## Material for this task
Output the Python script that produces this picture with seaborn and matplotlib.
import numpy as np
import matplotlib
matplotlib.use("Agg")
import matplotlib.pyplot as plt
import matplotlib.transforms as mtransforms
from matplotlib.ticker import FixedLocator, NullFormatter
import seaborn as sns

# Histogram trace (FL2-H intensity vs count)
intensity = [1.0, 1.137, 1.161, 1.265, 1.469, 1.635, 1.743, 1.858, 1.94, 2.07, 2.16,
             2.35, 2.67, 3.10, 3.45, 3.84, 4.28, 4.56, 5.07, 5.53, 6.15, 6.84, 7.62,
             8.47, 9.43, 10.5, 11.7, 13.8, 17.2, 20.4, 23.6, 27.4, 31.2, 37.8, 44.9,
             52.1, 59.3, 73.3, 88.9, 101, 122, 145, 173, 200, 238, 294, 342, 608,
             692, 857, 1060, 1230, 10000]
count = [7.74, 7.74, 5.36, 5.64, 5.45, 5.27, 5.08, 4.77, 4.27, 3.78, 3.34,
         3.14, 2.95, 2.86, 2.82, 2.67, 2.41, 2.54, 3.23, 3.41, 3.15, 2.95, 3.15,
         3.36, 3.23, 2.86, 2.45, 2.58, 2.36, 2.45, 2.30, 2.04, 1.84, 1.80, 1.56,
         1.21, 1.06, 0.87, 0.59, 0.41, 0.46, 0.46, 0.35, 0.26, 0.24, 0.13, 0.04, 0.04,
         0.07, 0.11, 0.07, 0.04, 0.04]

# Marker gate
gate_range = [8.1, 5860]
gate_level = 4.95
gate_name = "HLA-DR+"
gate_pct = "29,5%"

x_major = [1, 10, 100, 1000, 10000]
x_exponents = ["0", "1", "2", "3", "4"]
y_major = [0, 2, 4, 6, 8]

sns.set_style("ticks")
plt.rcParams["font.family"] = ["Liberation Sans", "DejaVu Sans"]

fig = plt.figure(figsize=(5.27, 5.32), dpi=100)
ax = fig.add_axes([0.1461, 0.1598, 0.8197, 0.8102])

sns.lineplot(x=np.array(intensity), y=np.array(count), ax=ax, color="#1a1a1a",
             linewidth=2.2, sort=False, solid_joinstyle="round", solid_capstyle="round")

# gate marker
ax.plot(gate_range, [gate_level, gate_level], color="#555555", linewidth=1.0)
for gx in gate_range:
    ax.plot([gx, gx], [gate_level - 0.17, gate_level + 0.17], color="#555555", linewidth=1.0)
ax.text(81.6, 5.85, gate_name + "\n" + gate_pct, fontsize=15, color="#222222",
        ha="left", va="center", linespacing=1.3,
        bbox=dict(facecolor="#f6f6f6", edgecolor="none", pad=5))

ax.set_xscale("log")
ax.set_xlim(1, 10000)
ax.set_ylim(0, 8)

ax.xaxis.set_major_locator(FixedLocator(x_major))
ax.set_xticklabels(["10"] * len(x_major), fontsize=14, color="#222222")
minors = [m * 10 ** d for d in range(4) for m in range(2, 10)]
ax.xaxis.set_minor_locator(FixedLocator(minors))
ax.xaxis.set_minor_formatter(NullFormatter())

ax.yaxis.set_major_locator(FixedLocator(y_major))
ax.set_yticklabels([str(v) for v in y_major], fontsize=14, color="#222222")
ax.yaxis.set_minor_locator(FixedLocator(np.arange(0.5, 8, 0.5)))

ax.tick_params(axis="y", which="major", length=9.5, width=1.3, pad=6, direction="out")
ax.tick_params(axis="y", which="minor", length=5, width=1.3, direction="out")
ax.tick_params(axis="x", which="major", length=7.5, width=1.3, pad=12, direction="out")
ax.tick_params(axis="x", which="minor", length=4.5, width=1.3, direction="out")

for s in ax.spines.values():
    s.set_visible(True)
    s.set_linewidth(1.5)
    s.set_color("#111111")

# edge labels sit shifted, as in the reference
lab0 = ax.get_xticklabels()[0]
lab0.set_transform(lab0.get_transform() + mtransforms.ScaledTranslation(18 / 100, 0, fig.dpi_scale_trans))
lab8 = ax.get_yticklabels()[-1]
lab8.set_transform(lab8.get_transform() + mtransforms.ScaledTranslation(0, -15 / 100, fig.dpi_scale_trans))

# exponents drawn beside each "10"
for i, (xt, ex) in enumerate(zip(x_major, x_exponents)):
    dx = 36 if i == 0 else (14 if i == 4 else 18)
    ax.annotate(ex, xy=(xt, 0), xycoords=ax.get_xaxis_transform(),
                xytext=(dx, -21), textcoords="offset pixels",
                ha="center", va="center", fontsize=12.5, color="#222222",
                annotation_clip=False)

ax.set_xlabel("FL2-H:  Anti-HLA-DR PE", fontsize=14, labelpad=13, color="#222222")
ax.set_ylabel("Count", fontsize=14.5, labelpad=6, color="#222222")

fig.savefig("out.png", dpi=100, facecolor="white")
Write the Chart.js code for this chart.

## Problem requirements
What is needed here is an exact reproduction of all the entries.

## Answer to the task
Output the Python script that produces this picture with seaborn and matplotlib.
import numpy as np
import matplotlib
matplotlib.use("Agg")
import matplotlib.pyplot as plt
import matplotlib.transforms as mtransforms
from matplotlib.ticker import FixedLocator, NullFormatter
import seaborn as sns

# Histogram trace (FL2-H intensity vs count)
intensity = [1.0, 1.137, 1.161, 1.265, 1.469, 1.635, 1.743, 1.858, 1.94, 2.07, 2.16,
             2.35, 2.67, 3.10, 3.45, 3.84, 4.28, 4.56, 5.07, 5.53, 6.15, 6.84, 7.62,
             8.47, 9.43, 10.5, 11.7, 13.8, 17.2, 20.4, 23.6, 27.4, 31.2, 37.8, 44.9,
             52.1, 59.3, 73.3, 88.9, 101, 122, 145, 173, 200, 238, 294, 342, 608,
             692, 857, 1060, 1230, 10000]
count = [7.74, 7.74, 5.36, 5.64, 5.45, 5.27, 5.08, 4.77, 4.27, 3.78, 3.34,
         3.14, 2.95, 2.86, 2.82, 2.67, 2.41, 2.54, 3.23, 3.41, 3.15, 2.95, 3.15,
         3.36, 3.23, 2.86, 2.45, 2.58, 2.36, 2.45, 2.30, 2.04, 1.84, 1.80, 1.56,
         1.21, 1.06, 0.87, 0.59, 0.41, 0.46, 0.46, 0.35, 0.26, 0.24, 0.13, 0.04, 0.04,
         0.07, 0.11, 0.07, 0.04, 0.04]

# Marker gate
gate_range = [8.1, 5860]
gate_level = 4.95
gate_name = "HLA-DR+"
gate_pct = "29,5%"

x_major = [1, 10, 100, 1000, 10000]
x_exponents = ["0", "1", "2", "3", "4"]
y_major = [0, 2, 4, 6, 8]

sns.set_style("ticks")
plt.rcParams["font.family"] = ["Liberation Sans", "DejaVu Sans"]

fig = plt.figure(figsize=(5.27, 5.32), dpi=100)
ax = fig.add_axes([0.1461, 0.1598, 0.8197, 0.8102])

sns.lineplot(x=np.array(intensity), y=np.array(count), ax=ax, color="#1a1a1a",
             linewidth=2.2, sort=False, solid_joinstyle="round", solid_capstyle="round")

# gate marker
ax.plot(gate_range, [gate_level, gate_level], color="#555555", linewidth=1.0)
for gx in gate_range:
    ax.plot([gx, gx], [gate_level - 0.17, gate_level + 0.17], color="#555555", linewidth=1.0)
ax.text(81.6, 5.85, gate_name + "\n" + gate_pct, fontsize=15, color="#222222",
        ha="left", va="center", linespacing=1.3,
        bbox=dict(facecolor="#f6f6f6", edgecolor="none", pad=5))

ax.set_xscale("log")
ax.set_xlim(1, 10000)
ax.set_ylim(0, 8)

ax.xaxis.set_major_locator(FixedLocator(x_major))
ax.set_xticklabels(["10"] * len(x_major), fontsize=14, color="#222222")
minors = [m * 10 ** d for d in range(4) for m in range(2, 10)]
ax.xaxis.set_minor_locator(FixedLocator(minors))
ax.xaxis.set_minor_formatter(NullFormatter())

ax.yaxis.set_major_locator(FixedLocator(y_major))
ax.set_yticklabels([str(v) for v in y_major], fontsize=14, color="#222222")
ax.yaxis.set_minor_locator(FixedLocator(np.arange(0.5, 8, 0.5)))

ax.tick_params(axis="y", which="major", length=9.5, width=1.3, pad=6, direction="out")
ax.tick_params(axis="y", which="minor", length=5, width=1.3, direction="out")
ax.tick_params(axis="x", which="major", length=7.5, width=1.3, pad=12, direction="out")
ax.tick_params(axis="x", which="minor", length=4.5, width=1.3, direction="out")

for s in ax.spines.values():
    s.set_visible(True)
    s.set_linewidth(1.5)
    s.set_color("#111111")

# edge labels sit shifted, as in the reference
lab0 = ax.get_xticklabels()[0]
lab0.set_transform(lab0.get_transform() + mtransforms.ScaledTranslation(18 / 100, 0, fig.dpi_scale_trans))
lab8 = ax.get_yticklabels()[-1]
lab8.set_transform(lab8.get_transform() + mtransforms.ScaledTranslation(0, -15 / 100, fig.dpi_scale_trans))

# exponents drawn beside each "10"
for i, (xt, ex) in enumerate(zip(x_major, x_exponents)):
    dx = 36 if i == 0 else (14 if i == 4 else 18)
    ax.annotate(ex, xy=(xt, 0), xycoords=ax.get_xaxis_transform(),
                xytext=(dx, -21), textcoords="offset pixels",
                ha="center", va="center", fontsize=12.5, color="#222222",
                annotation_clip=False)

ax.set_xlabel("FL2-H:  Anti-HLA-DR PE", fontsize=14, labelpad=13, color="#222222")
ax.set_ylabel("Count", fontsize=14.5, labelpad=6, color="#222222")

fig.savefig("out.png", dpi=100, facecolor="white")
Write the Chart.js code for this chart.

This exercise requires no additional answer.